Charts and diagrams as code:
※

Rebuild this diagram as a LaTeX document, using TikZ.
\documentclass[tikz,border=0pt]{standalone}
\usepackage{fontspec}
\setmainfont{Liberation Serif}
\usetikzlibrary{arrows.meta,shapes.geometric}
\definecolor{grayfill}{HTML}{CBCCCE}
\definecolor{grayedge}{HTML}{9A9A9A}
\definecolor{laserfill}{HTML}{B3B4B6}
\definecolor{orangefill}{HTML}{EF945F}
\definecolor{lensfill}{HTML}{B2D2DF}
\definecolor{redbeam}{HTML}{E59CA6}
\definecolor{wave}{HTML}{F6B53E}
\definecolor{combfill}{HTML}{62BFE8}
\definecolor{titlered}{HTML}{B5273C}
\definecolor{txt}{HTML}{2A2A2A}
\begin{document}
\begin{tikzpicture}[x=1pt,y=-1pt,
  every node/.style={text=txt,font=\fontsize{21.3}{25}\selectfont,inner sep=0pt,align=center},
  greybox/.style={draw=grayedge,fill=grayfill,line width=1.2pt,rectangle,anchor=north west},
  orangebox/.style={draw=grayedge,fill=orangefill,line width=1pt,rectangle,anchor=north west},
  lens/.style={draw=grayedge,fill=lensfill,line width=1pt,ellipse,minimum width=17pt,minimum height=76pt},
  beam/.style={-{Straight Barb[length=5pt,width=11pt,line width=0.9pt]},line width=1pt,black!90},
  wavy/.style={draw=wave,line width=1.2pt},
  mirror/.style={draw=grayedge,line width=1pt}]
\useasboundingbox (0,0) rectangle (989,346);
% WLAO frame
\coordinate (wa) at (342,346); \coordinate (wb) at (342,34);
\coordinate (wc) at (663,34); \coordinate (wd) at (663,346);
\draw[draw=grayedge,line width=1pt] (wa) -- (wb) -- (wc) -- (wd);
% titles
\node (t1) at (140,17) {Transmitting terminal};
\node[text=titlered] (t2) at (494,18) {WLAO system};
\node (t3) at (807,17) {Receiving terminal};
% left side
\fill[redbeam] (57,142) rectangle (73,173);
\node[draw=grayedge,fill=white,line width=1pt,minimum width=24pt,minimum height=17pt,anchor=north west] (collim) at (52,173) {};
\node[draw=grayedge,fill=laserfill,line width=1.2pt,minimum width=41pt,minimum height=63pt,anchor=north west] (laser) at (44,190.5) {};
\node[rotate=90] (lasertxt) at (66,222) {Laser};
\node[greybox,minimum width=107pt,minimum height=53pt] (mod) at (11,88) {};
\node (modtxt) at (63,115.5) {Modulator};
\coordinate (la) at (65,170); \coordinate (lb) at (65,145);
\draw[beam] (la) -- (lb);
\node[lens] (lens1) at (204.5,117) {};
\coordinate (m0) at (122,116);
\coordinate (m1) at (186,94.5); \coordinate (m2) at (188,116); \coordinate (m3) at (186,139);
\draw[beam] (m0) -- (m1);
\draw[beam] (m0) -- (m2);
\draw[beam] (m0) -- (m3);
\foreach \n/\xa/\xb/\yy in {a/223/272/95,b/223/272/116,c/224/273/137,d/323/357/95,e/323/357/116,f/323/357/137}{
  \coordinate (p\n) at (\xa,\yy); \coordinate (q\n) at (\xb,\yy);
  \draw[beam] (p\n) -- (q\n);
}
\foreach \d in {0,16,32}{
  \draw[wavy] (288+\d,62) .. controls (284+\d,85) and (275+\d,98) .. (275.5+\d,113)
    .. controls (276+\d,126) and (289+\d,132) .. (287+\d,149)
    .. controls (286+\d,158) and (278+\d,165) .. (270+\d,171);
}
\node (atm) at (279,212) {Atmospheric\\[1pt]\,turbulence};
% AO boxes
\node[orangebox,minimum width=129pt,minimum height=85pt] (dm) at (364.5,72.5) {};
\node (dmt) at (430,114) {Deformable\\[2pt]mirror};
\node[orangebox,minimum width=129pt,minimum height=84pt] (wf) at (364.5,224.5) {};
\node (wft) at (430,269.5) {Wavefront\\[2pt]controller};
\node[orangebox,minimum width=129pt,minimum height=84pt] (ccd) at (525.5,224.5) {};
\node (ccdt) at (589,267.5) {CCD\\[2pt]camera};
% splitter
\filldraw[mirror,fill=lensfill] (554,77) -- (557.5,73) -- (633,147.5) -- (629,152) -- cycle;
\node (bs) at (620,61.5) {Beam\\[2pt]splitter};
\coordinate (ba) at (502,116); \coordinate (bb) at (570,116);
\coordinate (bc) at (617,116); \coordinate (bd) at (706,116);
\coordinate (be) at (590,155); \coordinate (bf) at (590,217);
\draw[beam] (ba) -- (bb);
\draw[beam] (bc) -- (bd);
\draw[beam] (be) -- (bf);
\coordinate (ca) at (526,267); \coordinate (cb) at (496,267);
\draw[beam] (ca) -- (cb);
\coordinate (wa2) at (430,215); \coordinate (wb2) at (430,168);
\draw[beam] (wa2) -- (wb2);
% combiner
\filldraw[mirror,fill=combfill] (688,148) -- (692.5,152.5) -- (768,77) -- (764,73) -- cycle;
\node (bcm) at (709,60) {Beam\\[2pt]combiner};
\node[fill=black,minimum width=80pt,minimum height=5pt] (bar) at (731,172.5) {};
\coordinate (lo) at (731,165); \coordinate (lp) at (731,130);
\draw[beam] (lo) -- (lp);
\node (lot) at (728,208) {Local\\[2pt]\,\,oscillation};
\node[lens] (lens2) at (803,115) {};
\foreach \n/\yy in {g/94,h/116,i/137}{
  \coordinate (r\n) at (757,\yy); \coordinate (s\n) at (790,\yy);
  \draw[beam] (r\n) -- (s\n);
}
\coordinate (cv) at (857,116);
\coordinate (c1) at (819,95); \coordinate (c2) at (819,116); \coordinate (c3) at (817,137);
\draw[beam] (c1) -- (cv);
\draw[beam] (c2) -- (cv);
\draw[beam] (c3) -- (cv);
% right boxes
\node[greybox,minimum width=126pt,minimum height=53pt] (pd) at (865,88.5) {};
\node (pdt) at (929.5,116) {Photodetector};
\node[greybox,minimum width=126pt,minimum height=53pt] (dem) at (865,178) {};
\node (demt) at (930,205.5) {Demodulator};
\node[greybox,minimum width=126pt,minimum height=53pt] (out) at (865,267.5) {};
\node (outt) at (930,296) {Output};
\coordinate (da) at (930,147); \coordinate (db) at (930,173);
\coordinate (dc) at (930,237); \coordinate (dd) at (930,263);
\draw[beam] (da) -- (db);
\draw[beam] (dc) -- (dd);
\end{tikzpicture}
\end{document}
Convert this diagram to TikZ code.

※

*What is required*:
Extract all the material, leaving every line as it is.

*Answer for this exercise*:
Rebuild this diagram as a LaTeX document, using TikZ.
\documentclass[tikz,border=0pt]{standalone}
\usepackage{fontspec}
\setmainfont{Liberation Serif}
\usetikzlibrary{arrows.meta,shapes.geometric}
\definecolor{grayfill}{HTML}{CBCCCE}
\definecolor{grayedge}{HTML}{9A9A9A}
\definecolor{laserfill}{HTML}{B3B4B6}
\definecolor{orangefill}{HTML}{EF945F}
\definecolor{lensfill}{HTML}{B2D2DF}
\definecolor{redbeam}{HTML}{E59CA6}
\definecolor{wave}{HTML}{F6B53E}
\definecolor{combfill}{HTML}{62BFE8}
\definecolor{titlered}{HTML}{B5273C}
\definecolor{txt}{HTML}{2A2A2A}
\begin{document}
\begin{tikzpicture}[x=1pt,y=-1pt,
  every node/.style={text=txt,font=\fontsize{21.3}{25}\selectfont,inner sep=0pt,align=center},
  greybox/.style={draw=grayedge,fill=grayfill,line width=1.2pt,rectangle,anchor=north west},
  orangebox/.style={draw=grayedge,fill=orangefill,line width=1pt,rectangle,anchor=north west},
  lens/.style={draw=grayedge,fill=lensfill,line width=1pt,ellipse,minimum width=17pt,minimum height=76pt},
  beam/.style={-{Straight Barb[length=5pt,width=11pt,line width=0.9pt]},line width=1pt,black!90},
  wavy/.style={draw=wave,line width=1.2pt},
  mirror/.style={draw=grayedge,line width=1pt}]
\useasboundingbox (0,0) rectangle (989,346);
% WLAO frame
\coordinate (wa) at (342,346); \coordinate (wb) at (342,34);
\coordinate (wc) at (663,34); \coordinate (wd) at (663,346);
\draw[draw=grayedge,line width=1pt] (wa) -- (wb) -- (wc) -- (wd);
% titles
\node (t1) at (140,17) {Transmitting terminal};
\node[text=titlered] (t2) at (494,18) {WLAO system};
\node (t3) at (807,17) {Receiving terminal};
% left side
\fill[redbeam] (57,142) rectangle (73,173);
\node[draw=grayedge,fill=white,line width=1pt,minimum width=24pt,minimum height=17pt,anchor=north west] (collim) at (52,173) {};
\node[draw=grayedge,fill=laserfill,line width=1.2pt,minimum width=41pt,minimum height=63pt,anchor=north west] (laser) at (44,190.5) {};
\node[rotate=90] (lasertxt) at (66,222) {Laser};
\node[greybox,minimum width=107pt,minimum height=53pt] (mod) at (11,88) {};
\node (modtxt) at (63,115.5) {Modulator};
\coordinate (la) at (65,170); \coordinate (lb) at (65,145);
\draw[beam] (la) -- (lb);
\node[lens] (lens1) at (204.5,117) {};
\coordinate (m0) at (122,116);
\coordinate (m1) at (186,94.5); \coordinate (m2) at (188,116); \coordinate (m3) at (186,139);
\draw[beam] (m0) -- (m1);
\draw[beam] (m0) -- (m2);
\draw[beam] (m0) -- (m3);
\foreach \n/\xa/\xb/\yy in {a/223/272/95,b/223/272/116,c/224/273/137,d/323/357/95,e/323/357/116,f/323/357/137}{
  \coordinate (p\n) at (\xa,\yy); \coordinate (q\n) at (\xb,\yy);
  \draw[beam] (p\n) -- (q\n);
}
\foreach \d in {0,16,32}{
  \draw[wavy] (288+\d,62) .. controls (284+\d,85) and (275+\d,98) .. (275.5+\d,113)
    .. controls (276+\d,126) and (289+\d,132) .. (287+\d,149)
    .. controls (286+\d,158) and (278+\d,165) .. (270+\d,171);
}
\node (atm) at (279,212) {Atmospheric\\[1pt]\,turbulence};
% AO boxes
\node[orangebox,minimum width=129pt,minimum height=85pt] (dm) at (364.5,72.5) {};
\node (dmt) at (430,114) {Deformable\\[2pt]mirror};
\node[orangebox,minimum width=129pt,minimum height=84pt] (wf) at (364.5,224.5) {};
\node (wft) at (430,269.5) {Wavefront\\[2pt]controller};
\node[orangebox,minimum width=129pt,minimum height=84pt] (ccd) at (525.5,224.5) {};
\node (ccdt) at (589,267.5) {CCD\\[2pt]camera};
% splitter
\filldraw[mirror,fill=lensfill] (554,77) -- (557.5,73) -- (633,147.5) -- (629,152) -- cycle;
\node (bs) at (620,61.5) {Beam\\[2pt]splitter};
\coordinate (ba) at (502,116); \coordinate (bb) at (570,116);
\coordinate (bc) at (617,116); \coordinate (bd) at (706,116);
\coordinate (be) at (590,155); \coordinate (bf) at (590,217);
\draw[beam] (ba) -- (bb);
\draw[beam] (bc) -- (bd);
\draw[beam] (be) -- (bf);
\coordinate (ca) at (526,267); \coordinate (cb) at (496,267);
\draw[beam] (ca) -- (cb);
\coordinate (wa2) at (430,215); \coordinate (wb2) at (430,168);
\draw[beam] (wa2) -- (wb2);
% combiner
\filldraw[mirror,fill=combfill] (688,148) -- (692.5,152.5) -- (768,77) -- (764,73) -- cycle;
\node (bcm) at (709,60) {Beam\\[2pt]combiner};
\node[fill=black,minimum width=80pt,minimum height=5pt] (bar) at (731,172.5) {};
\coordinate (lo) at (731,165); \coordinate (lp) at (731,130);
\draw[beam] (lo) -- (lp);
\node (lot) at (728,208) {Local\\[2pt]\,\,oscillation};
\node[lens] (lens2) at (803,115) {};
\foreach \n/\yy in {g/94,h/116,i/137}{
  \coordinate (r\n) at (757,\yy); \coordinate (s\n) at (790,\yy);
  \draw[beam] (r\n) -- (s\n);
}
\coordinate (cv) at (857,116);
\coordinate (c1) at (819,95); \coordinate (c2) at (819,116); \coordinate (c3) at (817,137);
\draw[beam] (c1) -- (cv);
\draw[beam] (c2) -- (cv);
\draw[beam] (c3) -- (cv);
% right boxes
\node[greybox,minimum width=126pt,minimum height=53pt] (pd) at (865,88.5) {};
\node (pdt) at (929.5,116) {Photodetector};
\node[greybox,minimum width=126pt,minimum height=53pt] (dem) at (865,178) {};
\node (demt) at (930,205.5) {Demodulator};
\node[greybox,minimum width=126pt,minimum height=53pt] (out) at (865,267.5) {};
\node (outt) at (930,296) {Output};
\coordinate (da) at (930,147); \coordinate (db) at (930,173);
\coordinate (dc) at (930,237); \coordinate (dd) at (930,263);
\draw[beam] (da) -- (db);
\draw[beam] (dc) -- (dd);
\end{tikzpicture}
\end{document}
Convert this diagram to TikZ code.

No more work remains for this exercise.